Budylowski and C-CL3 staff worked with researchers from Sunnybrook Health Sciences Centre and McMaster University to isolate, culture and reproduce the virus from Canada’s first patient with COVID-19, and to share samples with scientists across the country — a crucial step for Canadian research.
They later validated ways to deactivate the virus for re-use of masks and ventilators, and showed that standard pasteurization kills the virus in human donor breast milk, which helped re-establish a vital source of nutrition for pre-term babies.
Budylowski also created a test for antibodies called a neutralization assay, with blood samples from recovering COVID-19 patients at Unity Health Toronto, where Ostrowski is an infectious disease clinician.
They applied the assay to samples from coronavirus-infected mice in the C-CL3 to measure the immune response to the virus, and to co-lead a preclinical trial of the first COVID-19 mRNA vaccine developed by a Canadian company, Providence Therapeutics.
The Providence vaccine is entering Phase II trials and could still have a role against variants of COVID-19. Regardless, says Ostrowski, the knowledge and experience that have come with development of the vaccine should prove useful for other infectious diseases in the future.
Pandemic preparation is at the heart of a proposal to enhance research and collaborations on infectious diseases, called the Emerging and Pandemic Infections Consortium (EPIC).

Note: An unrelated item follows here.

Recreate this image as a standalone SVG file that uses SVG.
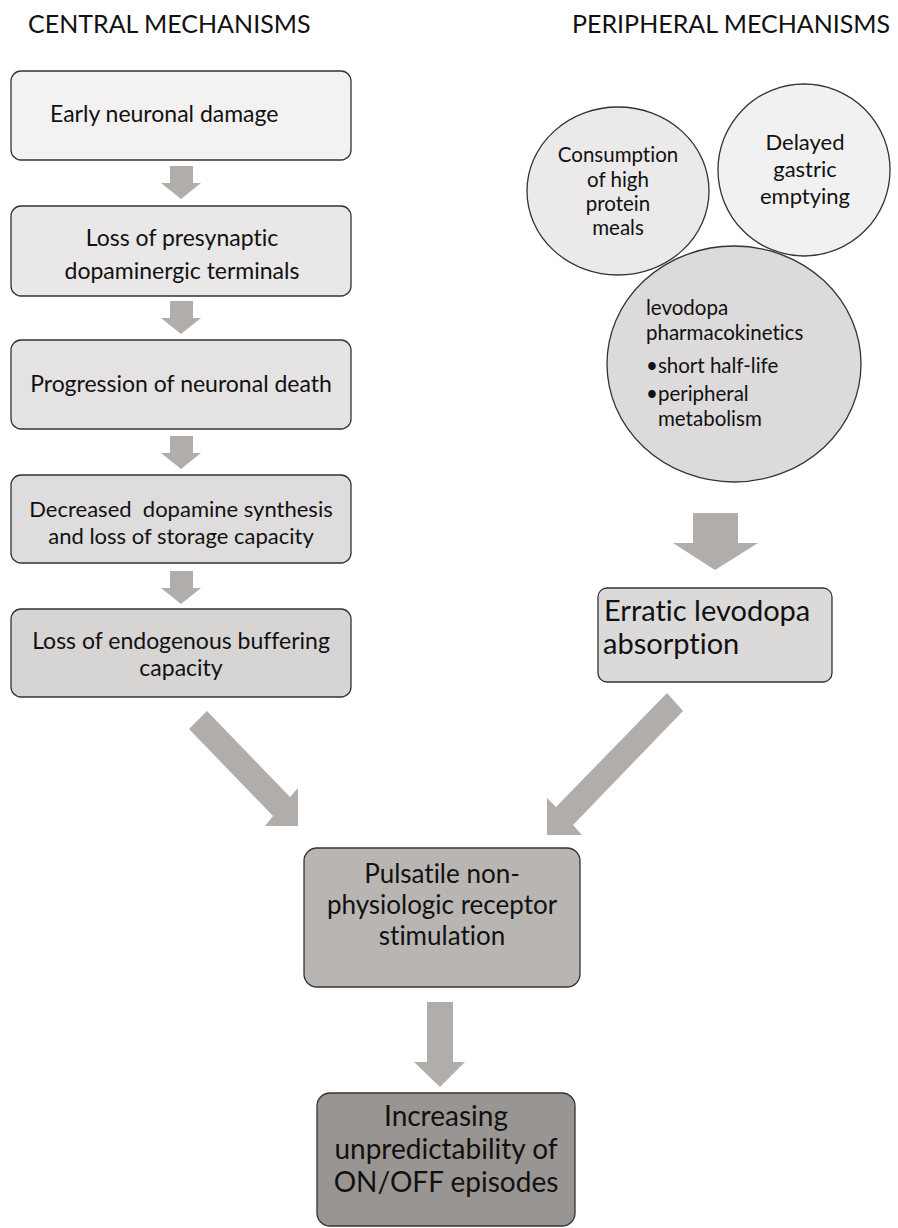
<svg xmlns="http://www.w3.org/2000/svg" width="898" height="1228" viewBox="0 0 898 1228">
<style>
text{font-family:Lato,"Liberation Sans",sans-serif;fill:#111;font-variant-ligatures:none;}
.t{font-size:25px;}
.b{stroke:#333;stroke-width:1.3;}
.c{font-size:20.5px;}
.m{font-size:23px;text-anchor:middle;}
.d{font-size:22px;text-anchor:middle;}
.l{font-size:26px;text-anchor:middle;}
.arr{fill:#b0adab;}
</style>
<rect width="898" height="1228" fill="#fff"/>
<text class="t" x="28" y="33">CENTRAL MECHANISMS</text>
<text class="t" x="572" y="33">PERIPHERAL MECHANISMS</text>
<g id="n1"><rect class="b" x="11" y="71" width="340" height="89" rx="10" fill="#f3f1f1"/><text class="m" x="50" y="122" style="text-anchor:start">Early neuronal damage</text></g>
<g id="n2"><rect class="b" x="11" y="206" width="340" height="90" rx="10" fill="#e9e7e7"/><text class="m" x="182" y="246">Loss of presynaptic</text><text class="m" x="182" y="279">dopaminergic terminals</text></g>
<g id="n3"><rect class="b" x="11" y="340" width="340" height="89" rx="10" fill="#e4e2e2"/><text class="m" x="181" y="392">Progression of neuronal death</text></g>
<g id="n4"><rect class="b" x="11" y="475" width="340" height="88" rx="10" fill="#dedcdc"/><text class="m" x="181" y="517" xml:space="preserve" style="font-size:22px">Decreased  dopamine synthesis</text><text class="m" x="181" y="544" style="font-size:22px">and loss of storage capacity</text></g>
<g id="n5"><rect class="b" x="11" y="609" width="340" height="88" rx="10" fill="#d7d4d4"/><text class="m" x="181" y="649">Loss of endogenous buffering</text><text class="m" x="181" y="676">capacity</text></g>
<g id="c1"><ellipse class="b" cx="618" cy="191" rx="91" ry="84" fill="#ebe9e9"/><text class="c" x="618" y="162" text-anchor="middle">Consumption</text><text class="c" x="618" y="187" text-anchor="middle">of high</text><text class="c" x="618" y="211" text-anchor="middle">protein</text><text class="c" x="618" y="235" text-anchor="middle">meals</text></g>
<g id="c2"><ellipse class="b" cx="804" cy="170" rx="86" ry="86" fill="#f2f1f1"/><text class="d" x="805" y="150">Delayed</text><text class="d" x="805" y="177">gastric</text><text class="d" x="805" y="204">emptying</text></g>
<g id="c3"><ellipse class="b" cx="734" cy="364" rx="127" ry="118" fill="#dcdada"/><text class="c" x="646" y="315">levodopa</text><text class="c" x="646" y="340">pharmacokinetics</text><text class="c" x="646" y="373">•short half-life</text><text class="c" x="646" y="401">•peripheral</text><text class="c" x="658" y="426">metabolism</text></g>
<g id="n6"><rect class="b" x="598" y="588" width="234" height="94" rx="9" fill="#dcd9d9"/><text x="604" y="621" style="font-size:29px">Erratic levodopa</text><text x="603" y="654" style="font-size:29px">absorption</text></g>
<g id="n7"><rect class="b" x="304" y="848" width="276" height="139" rx="13" fill="#b9b5b3"/><text class="l" x="442" y="883">Pulsatile non-</text><text class="l" x="442" y="914">physiologic receptor</text><text class="l" x="442" y="945">stimulation</text></g>
<g id="n8"><rect class="b" x="317" y="1093" width="258" height="133" rx="13" fill="#999593"/><text class="l" x="446" y="1126" style="font-size:28px">Increasing</text><text class="l" x="446" y="1159" style="font-size:28px">unpredictability of</text><text class="l" x="446" y="1192" style="font-size:28px">ON/OFF episodes</text></g>
<g id="connectors">
<polygon class="arr" points="170,166 193,166 193,183 201,183 181,199 161,183 170,183"/>
<polygon class="arr" points="170,301 193,301 193,318 201,318 181,334 161,318 170,318"/>
<polygon class="arr" points="170,436 193,436 193,453 201,453 181,469 161,453 170,453"/>
<polygon class="arr" points="170,571 193,571 193,588 201,588 181,604 161,588 170,588"/>
<polygon class="arr" points="693,513 738,513 738,543 758,543 715,570 673,543 693,543"/>
<polygon class="arr" points="427,1002 453,1002 453,1062 465,1062 440,1087 414,1062 427,1062"/>
<polygon class="arr" points="207,711 290,797 298,788 298,826 265,826 273,816 189,729"/>
<polygon class="arr" points="667,693 683,711 573,825 582,835 547,835 547,798 556,807"/>
</g>
</svg>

This new U of T Institutional Strategic Initiative is led by Gray-Owen and seeded by a $7.5-million commitment from U of T faculties and affiliated hospitals, and will also support training in the C-CL3 labs and knowledge translation.
“We have a lot of work to do as a country to prevent and prepare for future pandemics,” says Ostrowski, a co-principal investigator on the project and a professor in the departments of immunology, medicine, and laboratory medicine and pathobiology. “EPIC will enable U of T to recruit more talent in virology, which we need to do, and to better tap our potential for research on emerging diseases, most of which will be viruses.”
At the core of this initiative will be an expanded C-CL3 unit as part of the new $80-million Infectious Disease Laboratories (IDL) at Temerty Medicine, providing more capacity for in vitro and in vivo research with high-containment pathogens, as well as a lockdown facility for security-sensitive biological agents to enable studies on emerging global pathogens.
The new IDL will also house a revamped aerosol containment level 2+ infection core facility, and a small-animal respiratory transmission intensive-care unit called SmART-ICU. This unit will boast high-frequency ultrasound and X-ray, in vivo imaging, and other technologies to reproduce a hospital ICU and allow for development of clinical interventions to improve patient outcomes in severe infectious diseases.
For Budylowski, these changes can’t come soon enough. “Our current facility is good, but it’s small and has limited what we can do,” he says. “The pandemic has been surreal in many ways, but one thing it’s shown me is that all our training, the theory and the courses, it actually works. Our knowledge became translational, and that’s been an incredible learning experience.”